When run through the QBE funding formula, the 160,000 GCPS students earned $609.5 million and 300 Ivy Prep students earned $1.02 million. Ivy Prep’s average student funding is lower than GCPS’ ($3300 vs. $3800) because Ivy Prep has a lower percentage of expensive to educate students. Gwinnett School of Mathematics, Science and Technology is an example of a charter school on the other end of the spectrum. A whopping 50% of GSMST’s student body is enhanced funded students and their average student state funding is over $4600.

Local Funding

With the exception of state (including Commission) schools, all charter schools receive their share of local funds, determined by state law. For the reasons explained above, this formula does not use head counts or averages. Basically, it calculates the ratio of state funding between the school and system, then applies that ratio to total local funds. For example, if a charter school earns 5% of the state funding earned by its home district, it will receive 5% of all local funds. Again, this school may not enroll 5% of the district student population because their student may be more expensive (GSMST) or less expensive (Ivy Prep) to educate. It’s not perfect, but it’s reasonable since the home school district does functionally the same thing with its schools.

Commission Charter Schools – and the problem

Legislation enacted last year created the Georgia Charter Schools Commission, which is appointed by the State BOE, also an appointed board. The Commission has the authority to approve charter schools and alter QBE funding. Since Commission schools are state schools, they are specifically prohibited by Georgia’s Constitution from receiving local funds, UNLESS local taxpayers vote to fund them. No state charter school has ever requested such a voter referendum.

After being denied by the BOE, Ivy Prep was approved by the state and operated the first year as a state Special Charter School. As soon as they were approved, Ivy Prep could have requested a referendum on local funding. Had voters approved, the BOE’s denial would have been moot and Ivy Prep would have been funded the same as every other public school in Gwinnett. But, that’s not what they did.

Ivy Prep subsequently re-filed their original application with the Charter Schools Commission and was approved. Ivy Prep also requested additional funding to make up for having no local funding and the Commission also approved that. What the Commission didn’t do was use the existing funding formula; they invented their own.
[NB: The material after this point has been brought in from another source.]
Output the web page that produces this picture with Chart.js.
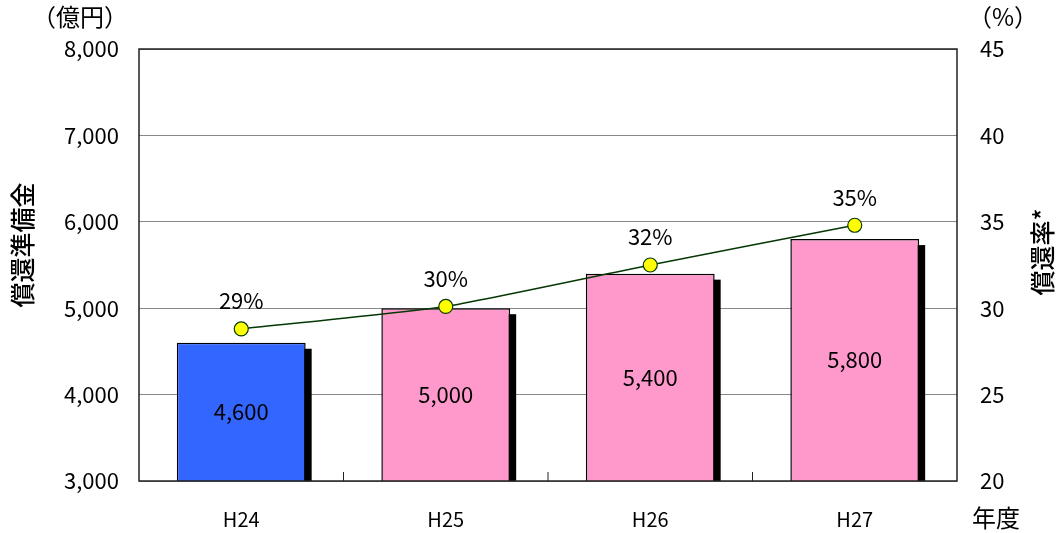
<!DOCTYPE html>
<html>
<head>
<meta charset="utf-8">
<script src="https://cdn.jsdelivr.net/npm/chart.js@4.4.1/dist/chart.umd.min.js"></script>
<style>
  html, body { margin: 0; padding: 0; background: #fff; }
  #wrap { position: relative; width: 1059px; height: 533px; }
</style>
</head>
<body>
<div id="wrap"><canvas id="chart"></canvas></div>
<script>
// 年度・償還準備金（億円）・償還率（%）
const years      = ['H24', 'H25', 'H26', 'H27'];
const reserve    = [4600, 5000, 5400, 5800];
const ratio      = [28.8, 30.1, 32.5, 34.8];
const ratioLabel = ['29%', '30%', '32%', '35%'];
const barColors  = ['#3366ff', '#ff99cc', '#ff99cc', '#ff99cc'];

const FONT = "'Noto Sans CJK JP', 'Noto Sans', sans-serif";

// 影・枠・目盛・ラベル描画
const decor = {
  id: 'decor',
  beforeDatasetsDraw(chart) {
    const c = chart.ctx;
    const a = chart.chartArea;
    const base = chart.scales.y.getPixelForValue(chart.scales.y.min);
    c.save();
    c.beginPath();
    c.rect(a.left, a.top, a.right - a.left, a.bottom - a.top);
    c.clip();
    c.fillStyle = '#000';
    chart.getDatasetMeta(0).data.forEach(b => {
      c.fillRect(b.x - b.width / 2 + 6, b.y + 6, b.width, base - b.y);
    });
    c.restore();
  },
  afterDatasetsDraw(chart) {
    const c = chart.ctx;
    const a = chart.chartArea;
    const x = chart.scales.x;
    const base = chart.scales.y.getPixelForValue(chart.scales.y.min);
    c.save();
    // 枠
    c.strokeStyle = '#222';
    c.lineWidth = 1.5;
    c.strokeRect(a.left, a.top, a.right - a.left, a.bottom - a.top);
    // 内向き目盛
    c.lineWidth = 1;
    for (let i = 1; i < years.length; i++) {
      const px = (x.getPixelForValue(i - 1) + x.getPixelForValue(i)) / 2;
      c.beginPath();
      c.moveTo(px, a.bottom);
      c.lineTo(px, a.bottom - 9);
      c.stroke();
    }
    // 値ラベル
    c.fillStyle = '#000';
    c.textAlign = 'center';
    c.textBaseline = 'middle';
    c.font = '22px ' + FONT;
    chart.getDatasetMeta(0).data.forEach((b, i) => {
      c.fillText(reserve[i].toLocaleString('en-US'), b.x, (b.y + base) / 2);
    });
    chart.getDatasetMeta(1).data.forEach((p, i) => {
      c.fillText(ratioLabel[i], p.x, p.y - 28);
    });
    c.restore();
  },
  afterDraw(chart) {
    const c = chart.ctx;
    c.save();
    c.fillStyle = '#000';
    c.textAlign = 'center';
    c.textBaseline = 'middle';
    c.font = '24px ' + FONT;
    c.fillText('（億円）', 80, 17);
    c.fillText('（%）', 1003, 17);
    c.fillText('年度', 996, 518);
    c.restore();
    [[22, 245, '償還準備金'], [1042, 252, '償還率*']].forEach(([tx, ty, t]) => {
      c.save();
      c.fillStyle = '#000';
      c.textAlign = 'center';
      c.textBaseline = 'middle';
      c.font = '500 25px ' + FONT;
      c.translate(tx, ty);
      c.rotate(-Math.PI / 2);
      c.fillText(t, 0, 0);
      c.restore();
    });
  }
};

new Chart(document.getElementById('chart'), {
  data: {
    labels: years,
    datasets: [
      {
        type: 'bar',
        data: reserve,
        yAxisID: 'y',
        backgroundColor: barColors,
        borderColor: '#000',
        borderWidth: 1.5,
        barPercentage: 0.63,
        categoryPercentage: 1,
        order: 2,
      },
      {
        type: 'line',
        data: ratio,
        yAxisID: 'y1',
        borderColor: '#063806',
        borderWidth: 1.5,
        tension: 0.15,
        pointRadius: 7,
        pointBackgroundColor: '#ffff00',
        pointBorderColor: '#063806',
        pointBorderWidth: 1.2,
        order: 1,
      },
    ],
  },
  options: {
    responsive: true,
    maintainAspectRatio: false,
    animation: false,
    layout: { padding: { top: 49, left: 0, right: 0, bottom: 0 } },
    plugins: { legend: { display: false }, tooltip: { enabled: false } },
    scales: {
      x: {
        grid: { display: false, drawTicks: false },
        border: { display: false },
        ticks: { color: '#000', font: { family: FONT, size: 20 }, padding: 26 },
        afterFit: s => { s.height = 52; },
      },
      y: {
        position: 'left',
        min: 3000, max: 8000,
        grid: { color: '#888', drawTicks: false },
        border: { display: false },
        ticks: {
          stepSize: 1000,
          color: '#000',
          padding: 20,
          font: { family: FONT, size: 22 },
          callback: v => v.toLocaleString('en-US'),
        },
        afterFit: s => { s.width = 139; },
      },
      y1: {
        position: 'right',
        min: 20, max: 45,
        grid: { drawOnChartArea: false, drawTicks: false },
        border: { display: false },
        ticks: {
          stepSize: 5,
          color: '#000',
          padding: 23,
          font: { family: FONT, size: 22 },
        },
        afterFit: s => { s.width = 102; },
      },
    },
  },
  plugins: [decor],
});
</script>
</body>
</html>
The amount of local funding – what GCPS would have spent or what another charter school would have received from GCPS – is about $550,000 for the 200 Gwinnett-based kids who attend Ivy Prep. The Commission deducted $850,000, which cost Gwinnett taxpayers $300,000 that wouldn’t have been spent had these kids enrolled in any public school in Gwinnett other than Ivy Prep. Incidentally, Ivy Prep does not dispute that this money was QBE funding earned by kids who do not attend their school. Unlike the other nearly 200 school systems in Georgia, the plaintiffs’ schools receive less than full QBE earned funding. There is nothing other than local tax money to replace this reduction in state funding.

Think about the situation this creates. This one school with only 200 kids costs an extra $300k a year, every year – and for what? The Commission is down there stamping out approvals with both hands, so more of these things will open in Gwinnett and every one will take more money away from kids enrolled in GCPS – in whatever amount the Commission decides.

Now, I have a question, which is not rhetorical, for anyone opposed to this litigation:

Since the Georgia Charter Schools Commission is appointed by an appointed board (the State BOE) they are immune from voter/taxpayer dissatisfaction. They also have pretty much unbridled say over state funding of public schools - as evidenced by the fact they ignored the existing charter school funding formula and invented their own.

What will you do, come the day you disagree with how they are spending our money?